The iron-carbon phase diagram is a cornerstone of modern metallurgy, providing essential insights into the behavior of iron-carbon alloys, particularly steel. This diagram is crucial for understanding how different phases within steel form and transform under varying conditions. By mastering the phase diagram, metallurgists can design and treat alloys to achieve desired mechanical properties and performance. In this blog, we’ll explore the iron-carbon phase diagram and its significance in modern metallurgy.
Understanding the Iron-Carbon Phase Diagram
a. What is the Iron-Carbon Phase Diagram?
The iron-carbon phase diagram is a graphical representation that illustrates the stability of various phases in iron-carbon alloys at different temperatures and carbon concentrations. It serves as a map for predicting the phase transformations and microstructural changes that occur during alloy processing.

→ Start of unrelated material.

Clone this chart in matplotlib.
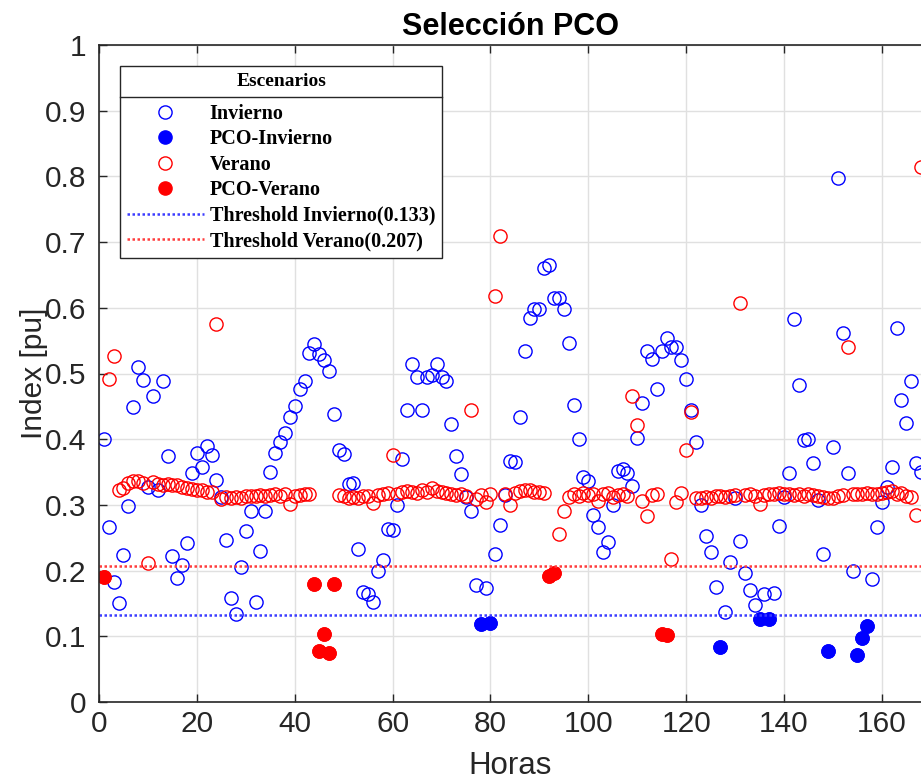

b. Key Phases and Structures
1. Ferrite (α-Fe):
– Structure: Body-centered cubic (BCC).
– Properties: Soft, ductile, and stable at lower carbon concentrations and lower temperatures.
2. Austenite (γ-Fe):
– Structure: Face-centered cubic (FCC).
– Properties: Can dissolve more carbon than ferrite, stable at higher temperatures.
3. Cementite (Fe₃C):
– Structure: Hard, brittle iron carbide.
– Properties: Provides hardness but reduces ductility.
4. Pearlite:
– Structure: Alternating layers of ferrite and cementite.
– Properties: Formed during slow cooling; offers a balance of strength and ductility.
The Role of the Iron-Carbon Phase Diagram in Alloy Design
a. Tailoring Alloy Properties
1. Carbon Content: By using the phase diagram, metallurgists can select the optimal carbon content to achieve specific properties. For example, higher carbon content generally increases hardness but decreases ductility. Understanding where different carbon contents fall on the diagram allows for precise control over mechanical properties.
2. Phase Control: The diagram helps in predicting and controlling the phases present in the alloy. For example, aiming for a specific percentage of austenite or pearlite can influence the final product’s strength, hardness, and toughness.
b. Alloying Elements
1. Impact of Alloying: The iron-carbon phase diagram serves as a basis for understanding the effects of additional alloying elements. Elements like chromium, nickel, and molybdenum can shift phase boundaries and alter the properties of steel, making the diagram a vital tool in alloy design.
2. Complex Alloys: For more complex alloys, the phase diagram helps in predicting how these elements interact with carbon and iron, guiding the development of advanced materials with tailored properties.
The Iron-Carbon Phase Diagram in Heat Treatment
a. Heat Treatment Processes
1. Annealing: The diagram aids in understanding how cooling rates affect phase transformations. For instance, controlled heating and slow cooling can produce a finer pearlite structure, enhancing toughness and reducing residual stresses.
2. Quenching and Tempering: By knowing the phase boundaries, metallurgists can design heat treatment processes that achieve desired microstructures. Quenching may transform austenite into martensite, while tempering adjusts the hardness and reduces brittleness.
b. Process Optimization
1. Predicting Outcomes: The phase diagram helps predict how different heat treatment parameters affect the resulting microstructure. This allows for optimization of processes to achieve specific material properties, such as improved strength or resistance to wear.
2. Avoiding Defects: Understanding the diagram helps in avoiding common defects associated with improper heat treatment, such as unwanted phase formation or inadequate mechanical properties.